The earliest known site in the region …
Years: 333BCE - 190BCE
The earliest known site in the region now called Cambodia is Laang Spean cave in the northwest, first occupied beginning in 7000 BCE.
Also significant is the site Samrong Sen, which was occupied circa 230 to 500 BCE.
Cambodians began to domesticate animals and grow rice from 2000 BCE.
Recent research has discovered so-called ‘red soil’ artificial circular earthworks dating to the Neolithic era in the regions of present Cambodia and Vietnam.
Some historians speculate that the Khmer people arrived before their present Vietnamese, Thai, and Lao neighbors.
Austroasiatic in origin and related to the ancestors of the groups who now inhabit insular Southeast Asia and many of the islands of the Pacific Ocean, they work metals, including iron and bronze, and possess navigational skills.

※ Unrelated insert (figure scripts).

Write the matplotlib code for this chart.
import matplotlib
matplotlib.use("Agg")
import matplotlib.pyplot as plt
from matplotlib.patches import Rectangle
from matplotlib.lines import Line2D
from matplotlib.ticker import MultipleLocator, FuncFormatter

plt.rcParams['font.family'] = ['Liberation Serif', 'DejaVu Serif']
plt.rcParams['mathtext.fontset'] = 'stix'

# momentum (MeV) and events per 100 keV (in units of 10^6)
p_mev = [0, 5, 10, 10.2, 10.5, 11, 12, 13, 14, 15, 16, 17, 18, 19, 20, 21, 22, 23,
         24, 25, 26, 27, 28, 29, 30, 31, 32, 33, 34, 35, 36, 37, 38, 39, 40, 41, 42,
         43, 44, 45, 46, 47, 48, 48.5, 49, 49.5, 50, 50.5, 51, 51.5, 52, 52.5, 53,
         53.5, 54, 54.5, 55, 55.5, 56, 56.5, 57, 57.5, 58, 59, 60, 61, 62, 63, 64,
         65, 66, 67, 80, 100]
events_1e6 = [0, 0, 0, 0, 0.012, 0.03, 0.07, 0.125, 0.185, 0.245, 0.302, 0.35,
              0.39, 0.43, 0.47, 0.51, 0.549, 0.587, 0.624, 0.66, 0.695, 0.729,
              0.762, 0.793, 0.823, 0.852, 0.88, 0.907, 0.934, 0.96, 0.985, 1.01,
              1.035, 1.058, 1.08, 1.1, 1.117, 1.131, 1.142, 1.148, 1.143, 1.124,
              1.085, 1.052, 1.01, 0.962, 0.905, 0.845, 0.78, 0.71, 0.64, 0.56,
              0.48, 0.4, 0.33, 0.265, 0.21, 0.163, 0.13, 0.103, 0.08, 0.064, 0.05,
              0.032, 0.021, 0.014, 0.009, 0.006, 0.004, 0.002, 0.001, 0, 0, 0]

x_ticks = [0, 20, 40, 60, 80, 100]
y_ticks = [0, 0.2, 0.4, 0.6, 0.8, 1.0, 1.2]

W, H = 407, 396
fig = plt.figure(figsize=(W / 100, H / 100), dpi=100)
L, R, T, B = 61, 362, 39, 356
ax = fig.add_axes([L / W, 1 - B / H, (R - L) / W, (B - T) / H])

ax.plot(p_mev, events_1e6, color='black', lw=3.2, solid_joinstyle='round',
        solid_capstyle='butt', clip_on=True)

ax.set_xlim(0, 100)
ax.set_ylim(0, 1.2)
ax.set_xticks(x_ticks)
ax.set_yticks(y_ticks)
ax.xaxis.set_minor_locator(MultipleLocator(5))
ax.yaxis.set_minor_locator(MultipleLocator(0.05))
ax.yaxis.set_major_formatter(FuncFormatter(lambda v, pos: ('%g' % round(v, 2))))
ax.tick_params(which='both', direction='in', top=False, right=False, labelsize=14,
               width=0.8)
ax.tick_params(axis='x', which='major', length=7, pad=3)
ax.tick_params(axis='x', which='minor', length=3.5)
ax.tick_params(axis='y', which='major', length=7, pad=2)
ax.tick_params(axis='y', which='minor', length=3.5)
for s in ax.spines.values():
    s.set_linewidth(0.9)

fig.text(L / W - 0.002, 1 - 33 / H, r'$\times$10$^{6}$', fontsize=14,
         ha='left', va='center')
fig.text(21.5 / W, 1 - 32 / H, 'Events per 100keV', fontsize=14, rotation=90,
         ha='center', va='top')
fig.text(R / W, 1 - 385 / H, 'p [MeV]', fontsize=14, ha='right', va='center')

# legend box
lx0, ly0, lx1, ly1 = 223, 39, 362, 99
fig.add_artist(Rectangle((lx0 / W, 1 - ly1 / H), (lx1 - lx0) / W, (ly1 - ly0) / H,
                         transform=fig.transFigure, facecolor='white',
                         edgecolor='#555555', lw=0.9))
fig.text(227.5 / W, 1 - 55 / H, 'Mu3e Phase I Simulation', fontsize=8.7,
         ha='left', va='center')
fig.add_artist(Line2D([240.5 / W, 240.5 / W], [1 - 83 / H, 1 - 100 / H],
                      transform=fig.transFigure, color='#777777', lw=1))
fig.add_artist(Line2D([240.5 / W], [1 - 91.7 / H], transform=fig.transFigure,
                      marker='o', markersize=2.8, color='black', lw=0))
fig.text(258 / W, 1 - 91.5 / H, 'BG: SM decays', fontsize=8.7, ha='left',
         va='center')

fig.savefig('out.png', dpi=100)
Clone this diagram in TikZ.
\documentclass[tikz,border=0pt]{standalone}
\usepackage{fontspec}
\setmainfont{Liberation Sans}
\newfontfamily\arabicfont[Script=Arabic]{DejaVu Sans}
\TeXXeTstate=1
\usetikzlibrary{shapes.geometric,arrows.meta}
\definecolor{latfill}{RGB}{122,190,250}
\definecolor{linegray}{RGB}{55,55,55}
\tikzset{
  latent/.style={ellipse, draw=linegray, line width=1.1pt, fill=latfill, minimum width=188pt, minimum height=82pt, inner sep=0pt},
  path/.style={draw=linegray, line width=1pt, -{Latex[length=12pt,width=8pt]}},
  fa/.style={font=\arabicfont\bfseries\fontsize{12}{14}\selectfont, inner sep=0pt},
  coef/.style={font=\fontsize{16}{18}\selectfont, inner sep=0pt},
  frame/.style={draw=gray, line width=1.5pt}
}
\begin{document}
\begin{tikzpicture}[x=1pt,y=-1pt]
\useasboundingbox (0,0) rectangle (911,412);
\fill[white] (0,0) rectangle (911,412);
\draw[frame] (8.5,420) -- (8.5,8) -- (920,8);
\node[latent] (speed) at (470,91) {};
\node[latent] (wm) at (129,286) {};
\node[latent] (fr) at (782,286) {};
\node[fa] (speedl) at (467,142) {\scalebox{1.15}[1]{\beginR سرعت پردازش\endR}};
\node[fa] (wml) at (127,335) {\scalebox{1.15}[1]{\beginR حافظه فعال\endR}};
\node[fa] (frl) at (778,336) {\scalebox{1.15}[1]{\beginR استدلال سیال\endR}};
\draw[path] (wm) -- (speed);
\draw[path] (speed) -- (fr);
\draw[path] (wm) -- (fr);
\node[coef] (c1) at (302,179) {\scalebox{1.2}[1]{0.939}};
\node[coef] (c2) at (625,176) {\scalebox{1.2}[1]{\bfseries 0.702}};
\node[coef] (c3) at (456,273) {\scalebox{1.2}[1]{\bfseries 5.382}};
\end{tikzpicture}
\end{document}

Most scholars believe the Khmer arrived in Southeast Asia at least three thousand years ago, much earlier than the Tai people who now inhabit many parts of what was originally Austroasiatic territory.
The Khmer are linguistic relatives to the Mon, who settled further to the west.
The reason they migrated into Southeast Asia is generally debated, but scholars believe that speakers of the Mon–Khmer language family were pushed down by invading Sino-Tibetans from the north, as evinced by Austroasiatic vocabulary in Chinese, or for agricultural purposes, as evinced by their migration routes along major rivers.
The history of the Khmer people after their establishment in Southeast Asia parallels the history of Cambodia.